Shop stocks were out of favour in the wake of a profit warning from Topps Tiles, with bearish notes on some of the sector’s biggest names and general heebie-jeebies about trading.
Marks & Spencer was one of the week’s biggest losers as UBS cut its full-year forecast by 3% to £695m to reflect lower first-half expectations. The broker said: “At this stage we maintain our expected second-half recovery but there is potential scope for this to be reviewed if consumer confidence and pressure on disposable income does not improve.”
Tesco has decided to sell its Japanese business and pull out of the country, which is its smallest international business. Espirito Santo was pleased by the decision and said: “Proceeds aside, this should be taken positively as new chief executive Philip Clarke is sticking to his ‘no sacred cow’ mantra and making pragmatic decisions while addressing the key investor concern of deteriorating returns on capital in the international business.”
Broker Shore Capital resumed its questioning of Ocado’s merits with a scathing sell note. It argued that Ocado should mothball plans for a second customer fulfilment centre until it has proved it has a viable business with its first.
Ocado, which floated last year, has lost almost half of its value in the last three months – comparable with embattled retailers such as HMV. Shore said Ocado’s valuation was now “easing back to some form of relationship with financial planet Earth”.
WHSmith pleased the City with a new £50m share buy-back programme. Investec, advising buy, said: “This shows confidence in its ongoing cash-generating capabilities.” Seymour Pierce, also a buyer, said the retailer’s valuation does not reflect its strength of management and defensive qualities.

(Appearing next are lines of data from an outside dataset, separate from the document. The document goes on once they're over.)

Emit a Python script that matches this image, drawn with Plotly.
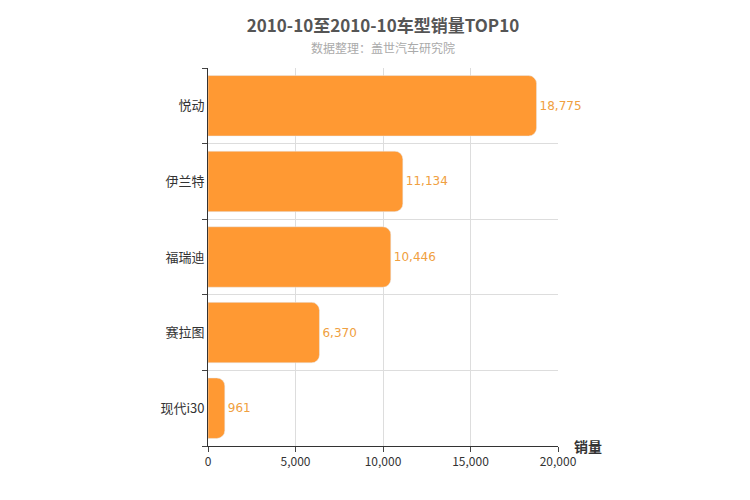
import plotly.graph_objects as go

categories = ["悦动", "伊兰特", "福瑞迪", "赛拉图", "现代i30"]
sales = [18775, 11134, 10446, 6370, 961]
labels = ["18,775", "11,134", "10,446", "6,370", "961"]

fig = go.Figure(go.Bar(
    x=sales, y=categories, orientation="h",
    marker=dict(color="#FF9933", cornerradius=8),
    width=0.8, text=labels, textposition="outside",
    textfont=dict(color="#F0A040", size=12, family="Arial Black, DejaVu Sans"),
    cliponaxis=False,
))
fig.update_layout(
    width=750, height=500, plot_bgcolor="white", paper_bgcolor="white",
    margin=dict(l=200, r=200, t=60, b=62),
    font=dict(family="Noto Sans CJK SC, DejaVu Sans", color="#333"),
    showlegend=False,
    title=dict(text="<b>2010-10至2010-10车型销量TOP10</b>", x=0.5, xanchor="center",
               y=0.975, yanchor="top", font=dict(size=17, color="#555")),
    annotations=[
        dict(text="数据整理：盖世汽车研究院", x=0.5, xref="paper", y=(438 - 40) / 378, yref="paper",
             showarrow=False, font=dict(size=12, color="#AAAAAA"), yanchor="middle"),
        dict(text="<b>销量</b>", x=1.04, xref="paper", y=0, yref="paper", xanchor="left",
             yanchor="middle", showarrow=False, font=dict(size=14, color="#333")),
    ],
)
fig.update_xaxes(range=[0, 20000], tickvals=[0, 5000, 10000, 15000, 20000],
                 ticktext=["0", "5,000", "10,000", "15,000", "20,000"],
                 showgrid=True, gridcolor="#DDDDDD", zeroline=False,
                 showline=True, linecolor="#333", ticks="outside", ticklen=5,
                 tickfont=dict(size=12, color="#333"))
fig.update_yaxes(categoryorder="array", categoryarray=categories[::-1],
                 tickson="boundaries", showgrid=True, gridcolor="#DDDDDD",
                 showline=True, linecolor="#333", ticks="outside", ticklen=5,
                 tickfont=dict(size=13, color="#333"))
fig.write_html("out.html")
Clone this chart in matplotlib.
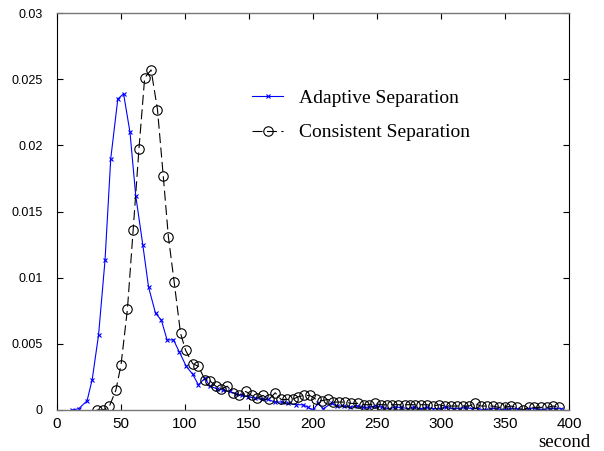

Sports Direct, which updates next week, was popular among brokers. Singer, advising buy, said the retailer was an “increasingly investable proposition” and raised its price target to 232p from 190p.
The broker said: “After a truly awful public markets debut in 2007, Sports Direct is finally becoming the business that it aspired to be at the time of the IPO, demonstrating good growth and much-needed improvements to the quality of earnings and disclosure.”
Oriel, another buyer, said Sports Direct’s shares were cheap at present and argued: “Sports Direct is showing pleasing signs of Reading the customer well as we approach the crucial Olympic year and, with the potential for this strong management team to diversify in the UK and overseas, we think the current valuation offers plenty of upside.”